Thursday, March 21, 2013

More Pets!

I mentioned, several weeks previously, to several co-workers that I thought turtles were abyssmal pets - fussy to care for, tedious, and expensive. The smallest species of turtle I'm aware of grows nearly two feet in diameter and needs a tank of several hundred litres with additional special requirements to be properly kept.

I did, however, mention a fondness for tortoises (I was thinking European Box Tortoises), and low and behold, someone has come up with a pair of C. carbonaria Red Legged Tortoises for the store to carry and maintain for a while.

Tortoises are free-roaming pets indoors, so long as they have sufficiently warm areas to bask. They're "land turtles", in essence. And the price we have for them is fantastically inexpensive.

A few articles ago, I posted a picture of a school of baby Pink Tailed Chalceus. We've since acquired an adult, nearly two feet long, who went in with the Monster Tank where he could live and be relatively happy with a Green Terror, a trio of spotted Clarius catfish, and a Red Tail catfish. This might be the single biggest species of caracin I've ever seen.

Bunnies are in, just in time for Easter  but I caution all of you not to buy pets as holiday presents unless the recipient has expressed an interest in having one.

For the record, "Mommy/daddy, I want a-" is not sufficient interest to merit attention. Pets, even rabbits, require sufficient research before and during care that their care is equivalent, more or less, to a moderately calm child. It is a daily, ongoing chore that you are adding to someone's schedule and you should be prepared to step in and take over if its standards of care turn out to be substandard.

A number of baby Savannah Monitors have been delivered to us. These fearsome lizards reach over three feet in length, have a viscousness about them, and act like perfectly adorable little puppes if appropriately hand-tamed and acclimated to human handling.

As a result, "play with the Savannah Monitors" actually appears on my nightly list of work-related tasks. Go figure.

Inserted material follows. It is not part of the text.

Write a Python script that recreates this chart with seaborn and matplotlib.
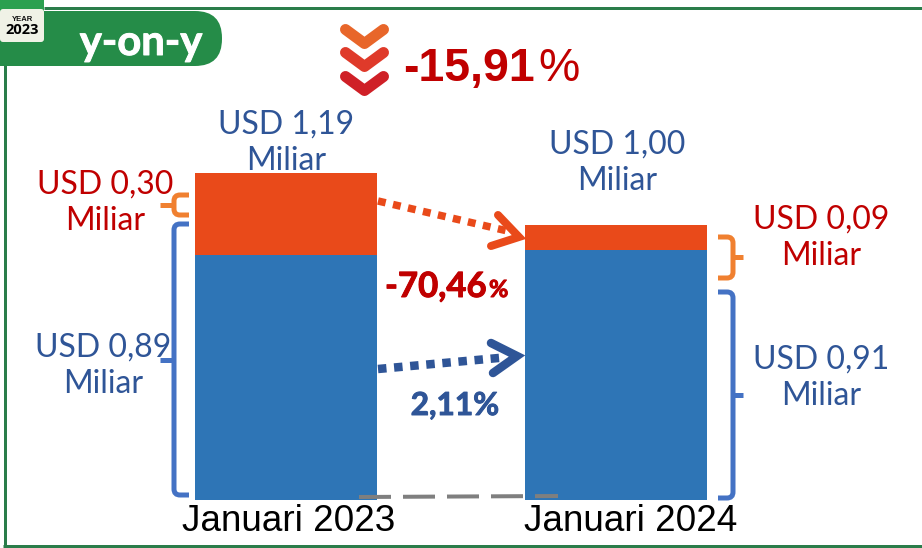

 I finally have my own photo of Thai Glass Catfish to use on the previous Fish Profile article, so expect to see that updated presently.

For the record, I've heard some complaints that "they belong in schools of six or more" is a good way to bolster sales. While this happens to be true, it's not why I (or my coworkers) say it. It's because they belong in schools of six or more, and isolate individuals often refuse to eat and die a month or two later of otherwise perfectly preventable starvation.

This little guy (click to enlarge) is special. He's a PacMan Frog - a blue one. The blue colour strain was not isolated until relatively late in the 90s in captive breeding programs and, until now, has really only been seen in Asia, particularly in Japan, where these frogs are highly popular pets.

We have the first pair in New Brunswick. Period.